▸ **Given request**:
Quote from the first line below through the line that contains "import plotly.graph_objects as go", both included, and leave the pictures out.

▸ **Data to use**:

******

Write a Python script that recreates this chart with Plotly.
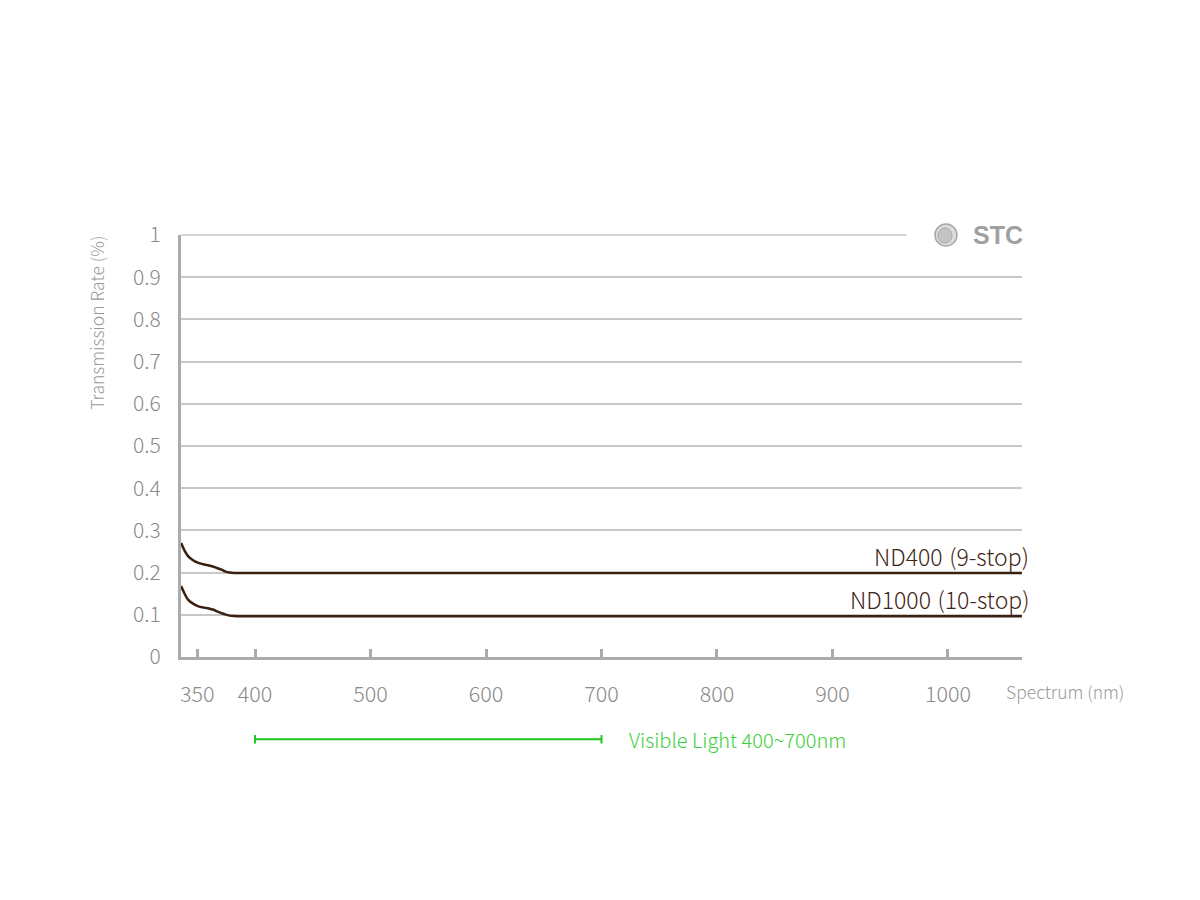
import plotly.graph_objects as go

# ---- data ----
wavelength_nm = [336, 339, 342, 346, 351, 356, 360, 364, 367, 371, 374, 378, 382, 388,
                 400, 500, 600, 700, 800, 900, 1000, 1064]
nd400 = [0.270, 0.252, 0.239, 0.230, 0.223, 0.219, 0.217, 0.214, 0.211, 0.207, 0.203, 0.200, 0.199, 0.199,
         0.199, 0.199, 0.199, 0.199, 0.199, 0.199, 0.199, 0.199]
nd1000 = [0.168, 0.150, 0.136, 0.127, 0.120, 0.117, 0.115, 0.112, 0.108, 0.104, 0.101, 0.098, 0.097, 0.0965,
          0.0965, 0.0965, 0.0965, 0.0965, 0.0965, 0.0965, 0.0965, 0.0965]
series_names = ["ND400 \u200a(9-stop)", "ND1000 \u200a(10-stop)"]
x_ticks = [350, 400, 500, 600, 700, 800, 900, 1000]
visible_range = [400, 700]

FONT = "Noto Sans CJK TC, Noto Sans, sans-serif"
LINE_COLOR = "#3b2010"
LABEL_COLOR = "#3f2514"
AXIS_GRAY = "#ababab"
TEXT_GRAY = "#8a8a8a"
GREEN = "#22c622"

fig = go.Figure()
for name, ys in zip(series_names, [nd400, nd1000]):
    fig.add_trace(go.Scatter(x=wavelength_nm, y=ys, mode="lines", name=name,
                             line=dict(color=LINE_COLOR, width=2.5, shape="spline", smoothing=0.6),
                             showlegend=False, hoverinfo="skip"))
    fig.add_annotation(x=wavelength_nm[-1], y=ys[-1], xref="x", yref="y", text=name,
                       showarrow=False, xanchor="right", yanchor="middle", xshift=9, yshift=17,
                       font=dict(family=FONT, size=23, color=LABEL_COLOR, weight=300))

fig.update_layout(
    width=1200, height=900,
    margin=dict(l=181, r=178, t=235, b=243),
    paper_bgcolor="white", plot_bgcolor="white",
    font=dict(family=FONT, color=TEXT_GRAY),
    xaxis=dict(range=[335.9, 1064.1], tickmode="array", tickvals=x_ticks,
               ticktext=[str(v) for v in x_ticks],
               showgrid=False, zeroline=False, showline=True, linewidth=3, linecolor=AXIS_GRAY,
               ticks="inside", ticklen=8, tickwidth=2.5, tickcolor=AXIS_GRAY,
               ticklabelstandoff=16,
               tickfont=dict(family=FONT, size=21.5, color=TEXT_GRAY, weight=300)),
    yaxis=dict(range=[0, 1], dtick=0.1, tick0=0, showgrid=True, gridcolor="#c8c8c8", gridwidth=1.5,
               zeroline=False, showline=True, linewidth=3, linecolor=AXIS_GRAY, ticks="",
               ticklabelstandoff=13,
               tickfont=dict(family=FONT, size=21, color=TEXT_GRAY, weight=300)),
)

shapes = [
    # top gridline (stops before the logo)
    dict(type="line", xref="paper", yref="paper", x0=0, x1=0.863, y0=1.0, y1=1.0,
         line=dict(color="#c8c8c8", width=1.5), layer="above"),
    # logo sphere
    dict(type="circle", xref="paper", yref="paper", xsizemode="pixel", ysizemode="pixel",
         xanchor=0.9096, yanchor=1.0, x0=-11, x1=11, y0=-11, y1=11,
         fillcolor="#dcdcdc", line=dict(color="#a8a8a8", width=1.5), layer="above"),
    dict(type="circle", xref="paper", yref="paper", xsizemode="pixel", ysizemode="pixel",
         xanchor=0.9096, yanchor=1.0, x0=-8, x1=6, y0=-8, y1=7,
         fillcolor="#c4c4c4", line=dict(color="#a8a8a8", width=1), layer="above"),
    # visible light range
    dict(type="line", xref="x", yref="paper", x0=visible_range[0], x1=visible_range[1],
         y0=-0.195, y1=-0.195, line=dict(color=GREEN, width=2)),
    dict(type="line", xref="x", yref="paper", x0=visible_range[0], x1=visible_range[0],
         y0=-0.185, y1=-0.205, line=dict(color=GREEN, width=2)),
    dict(type="line", xref="x", yref="paper", x0=visible_range[1], x1=visible_range[1],
         y0=-0.185, y1=-0.205, line=dict(color=GREEN, width=2)),
]
fig.update_layout(shapes=shapes)

fig.add_annotation(x=visible_range[1], y=-0.195, xref="x", yref="paper",
                   text=f"Visible Light {visible_range[0]}~{visible_range[1]}nm",
                   showarrow=False, xanchor="left", yanchor="middle", xshift=25,
                   font=dict(family=FONT, size=20, color="#3ccf3c", weight=300))
fig.add_annotation(x=1.0, y=1.0, xref="paper", yref="paper", text="<b>STC</b>",
                   showarrow=False, xanchor="right", yanchor="middle", xshift=3,
                   font=dict(family="Liberation Sans, Arial, sans-serif", size=25, color="#a0a0a0"))
fig.add_annotation(x=0.979, y=-0.0817, xref="paper", yref="paper", text="Spectrum (nm)",
                   showarrow=False, xanchor="left", yanchor="middle",
                   font=dict(family=FONT, size=17.5, color="#9a9a9a", weight=300))
fig.add_annotation(x=-0.0999, y=0.792, xref="paper", yref="paper", text="Transmission Rate (%)",
                   textangle=-90, showarrow=False, xanchor="center", yanchor="middle",
                   font=dict(family=FONT, size=17.5, color="#9a9a9a", weight=300))

fig.write_html("out.html", config={"displayModeBar": False},
               post_script="document.body.style.margin='0';")
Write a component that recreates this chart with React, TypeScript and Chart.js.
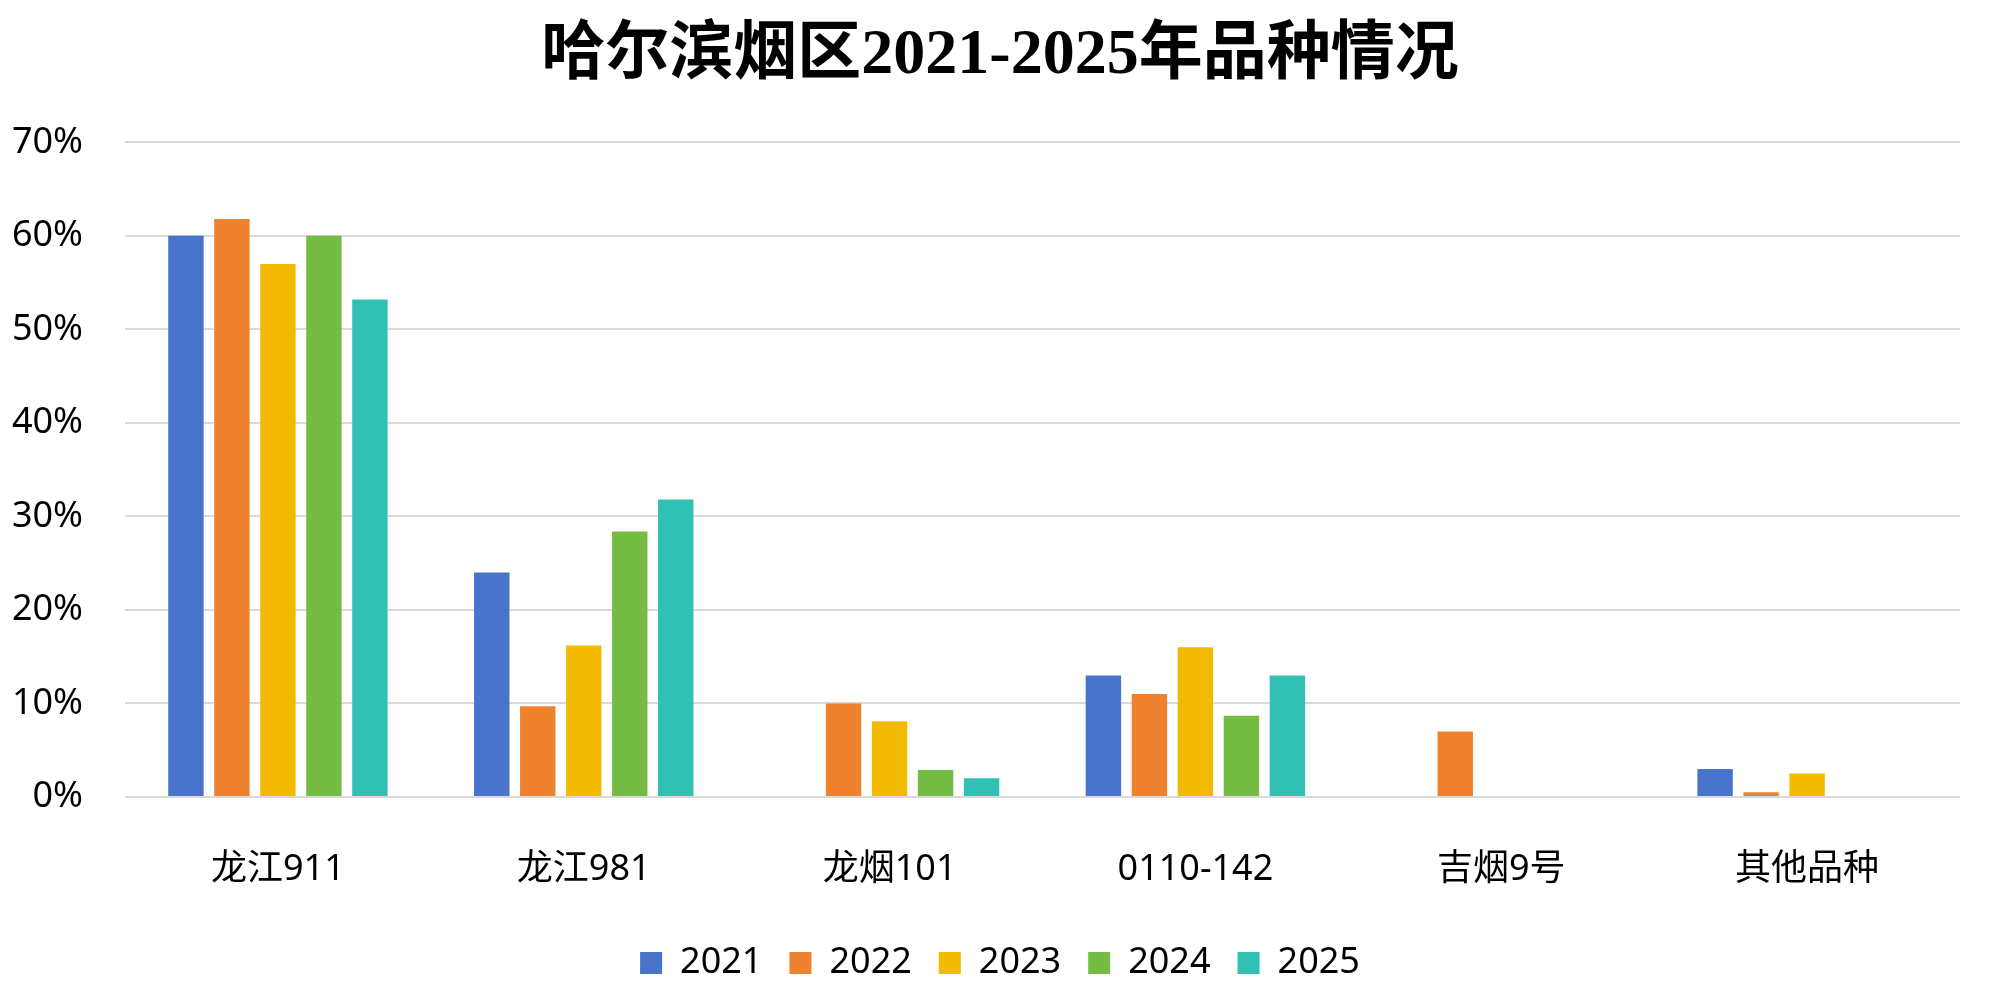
import React, { useEffect, useRef } from "react";
import { Chart, registerables } from "chart.js";

Chart.register(...registerables);

const TITLE = "哈尔滨烟区2021-2025年品种情况";
const categories = ["龙江911", "龙江981", "龙烟101", "0110-142", "吉烟9号", "其他品种"];
const seriesNames = ["2021", "2022", "2023", "2024", "2025"];
const values2021 = [60, 24, 0, 13, 0, 3];
const values2022 = [61.8, 9.7, 10, 11, 7, 0.5];
const values2023 = [57, 16.2, 8.1, 16, 0, 2.5];
const values2024 = [60, 28.4, 2.9, 8.7, 0, 0];
const values2025 = [53.2, 31.8, 2, 13, 0, 0];
const seriesColors = ["#4874CB", "#EE822F", "#F2BA02", "#75BD42", "#30C0B4"];
const yTicks = [0, 10, 20, 30, 40, 50, 60, 70];

const allValues = [values2021, values2022, values2023, values2024, values2025];

const FONT = "'Noto Sans', 'Noto Sans CJK SC', sans-serif";

export default function App() {
  const canvasRef = useRef<HTMLCanvasElement | null>(null);

  useEffect(() => {
    const canvas = canvasRef.current;
    if (!canvas) return;
    const chart = new Chart(canvas, {
      type: "bar",
      data: {
        labels: categories,
        datasets: seriesNames.map((name, i) => ({
          label: name,
          data: allValues[i],
          backgroundColor: seriesColors[i],
          borderWidth: 0,
          categoryPercentage: 0.752,
          barPercentage: 0.77,
        })),
      },
      options: {
        responsive: false,
        animation: false,
        layout: { padding: { left: 0, right: 0, top: 0, bottom: 8 } },
        plugins: {
          title: {
            display: true,
            text: TITLE,
            color: "#000000",
            font: { family: "'Liberation Serif', 'Noto Sans CJK SC', serif", size: 64, weight: "bold", lineHeight: 1.2 },
            padding: { top: 17.6, bottom: 47.9 },
          },
          legend: {
            display: true,
            position: "bottom",
            labels: {
              color: "#000000",
              font: { family: FONT, size: 36 },
              boxWidth: 22,
              boxHeight: 22,
              padding: 27,
            },
          },
          tooltip: { enabled: false },
        },
        scales: {
          x: {
            grid: { display: false, drawTicks: false },
            border: { display: false },
            ticks: {
              color: "#000000",
              font: { family: FONT, size: 36 },
              padding: 51,
              maxRotation: 0,
              autoSkip: false,
            },
            afterFit: (scale: any) => {
              scale.height = 121;
            },
          },
          y: {
            min: 0,
            max: 70,
            afterBuildTicks: (scale: any) => {
              scale.ticks = yTicks.map((v) => ({ value: v }));
            },
            grid: { color: "#D9D9D9", lineWidth: 2, drawTicks: false },
            border: { display: false },
            ticks: {
              color: "#000000",
              font: { family: FONT, size: 36 },
              padding: 42,
              callback: (v: any) => `${v}%`,
            },
            afterFit: (scale: any) => {
              scale.width = 125;
            },
          },
          yRight: {
            position: "right",
            min: 0,
            max: 70,
            grid: { display: false, drawTicks: false },
            border: { display: false },
            ticks: { display: false },
            afterFit: (scale: any) => {
              scale.width = 40;
            },
          },
        },
      },
    });
    return () => chart.destroy();
  }, []);

  return (
    <div style={{ position: "fixed", left: 0, top: 0, width: 2000, height: 999, background: "#ffffff" }}>
      <canvas ref={canvasRef} width={2000} height={999} style={{ display: "block" }} />
    </div>
  );
}
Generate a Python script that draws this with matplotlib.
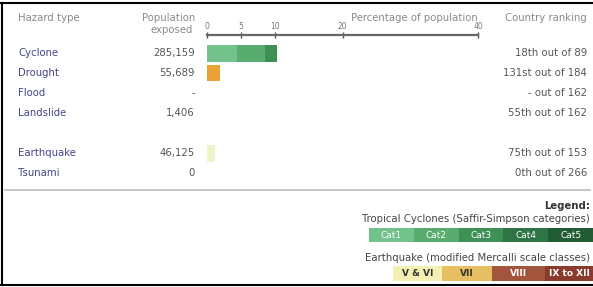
import matplotlib
matplotlib.use("Agg")
import matplotlib.pyplot as plt
import matplotlib.transforms as mtransforms

# data
hazards = ["Cyclone", "Drought", "Flood", "Landslide", "Earthquake", "Tsunami"]
row_pos = [0, 1, 2, 3, 5, 6]
exposed = ["285,159", "55,689", "-", "1,406", "46,125", "0"]
ranking = ["18th out of 89", "131st out of 184", "- out of 162",
           "55th out of 162", "75th out of 153", "0th out of 266"]

cyclone_cats = ["Cat1", "Cat2", "Cat3", "Cat4", "Cat5"]
cyclone_pct = [4.5, 4.0, 1.9, 0, 0]
drought_pct = 1.9
quake_pct = 1.2
pct_ticks = [0, 5, 10, 20, 40]

quake_classes = ["V & VI", "VII", "VIII", "IX to XII"]

cyc_colors = ["#74c28b", "#58ad6e", "#3e9056", "#2e7444", "#215c34"]
quake_colors = ["#f4f0b4", "#e6bf62", "#a2543c", "#8b3b2b"]
drought_color = "#e9a234"
quake_bar_color = "#eef4c9"

W, H = 593, 287
fig = plt.figure(figsize=(W / 100, H / 100), dpi=100)
fig.patch.set_facecolor("white")

bg = fig.add_axes([0, 0, 1, 1])
bg.set_xlim(0, W)
bg.set_ylim(H, 0)
bg.axis("off")

# bar axes: x = percent, y = row positions
x0, x1 = 207, 478
y0, y1 = 23, 183
ax = fig.add_axes([x0 / W, 1 - y1 / H, (x1 - x0) / W, (y1 - y0) / H])
ax.set_xlim(0, 40)
ax.set_ylim(6.5, -1.5)
ax.patch.set_alpha(0)
for s in ["left", "right", "bottom"]:
    ax.spines[s].set_visible(False)
ax.spines["top"].set_position(("data", -0.9))
ax.spines["top"].set_color("#666666")
ax.spines["top"].set_linewidth(1.6)
ax.xaxis.tick_top()
ax.set_xticks(pct_ticks)
ax.set_xticklabels([str(t) for t in pct_ticks])
ax.tick_params(axis="x", direction="inout", length=4, width=1, color="#555555",
               labelsize=5.5, labelcolor="#777777", pad=1)
ax.set_yticks([])

left = 0
for c, v in zip(cyc_colors, cyclone_pct):
    ax.barh(row_pos[0], v, left=left, height=0.85, color=c)
    left += v
ax.barh(row_pos[1], drought_pct, height=0.8, color=drought_color)
ax.barh(row_pos[4], quake_pct, height=0.85, color=quake_bar_color)

# text columns
tr = mtransforms.blended_transform_factory(bg.transData, ax.transData)
fs = 7.3
hdr = "#8a8a8a"
bg.text(18, 18, "Hazard type", fontsize=fs, color=hdr, va="center")
bg.text(195, 18, "Population", fontsize=fs, color=hdr, va="center", ha="right")
bg.text(193, 30, "exposed", fontsize=fs, color=hdr, va="center", ha="right")
bg.text(478, 18, "Percentage of population", fontsize=fs, color=hdr, va="center", ha="right")
bg.text(587, 18, "Country ranking", fontsize=fs, color=hdr, va="center", ha="right")

for name, p, e, r in zip(hazards, row_pos, exposed, ranking):
    bg.text(18, p, name, transform=tr, fontsize=fs, color="#43438a", va="center")
    bg.text(195, p, e, transform=tr, fontsize=fs, color="#555555", va="center", ha="right")
    bg.text(587, p, r, transform=tr, fontsize=fs, color="#555555", va="center", ha="right")

# frame lines
bg.plot([0, W], [3, 3], color="black", lw=1.5)
bg.plot([2, 2], [3, 285], color="black", lw=1.5)
bg.plot([0, W], [285, 285], color="black", lw=1.5)
bg.plot([5, 590], [190, 190], color="#bbbbbb", lw=1.2)

# legend
bg.text(590, 206, "Legend:", fontsize=fs, color="#333333", fontweight="bold", ha="right", va="center")
bg.text(590, 219, "Tropical Cyclones (Saffir-Simpson categories)", fontsize=fs,
        color="#444444", ha="right", va="center")
seg = (593 - 369) / len(cyclone_cats)
for i, (lab, c) in enumerate(zip(cyclone_cats, cyc_colors)):
    bg.barh(235, seg, left=369 + i * seg, height=14, color=c)
    bg.text(369 + (i + 0.5) * seg, 235, lab, fontsize=6.5, color="white", ha="center", va="center")

bg.text(590, 258, "Earthquake (modified Mercalli scale classes)", fontsize=fs,
        color="#444444", ha="right", va="center")
q_edges = [393, 442, 492, 545, 593]
q_txt = ["#333333", "#333333", "white", "white"]
for i, (lab, c) in enumerate(zip(quake_classes, quake_colors)):
    bg.barh(273, q_edges[i + 1] - q_edges[i], left=q_edges[i], height=15, color=c)
    bg.text((q_edges[i] + q_edges[i + 1]) / 2, 273, lab, fontsize=6.5, color=q_txt[i],
            ha="center", va="center", fontweight="bold")

fig.savefig("out.png", dpi=100)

******

▸ **The answer**:
Write a Python script that recreates this chart with Plotly.
import plotly.graph_objects as go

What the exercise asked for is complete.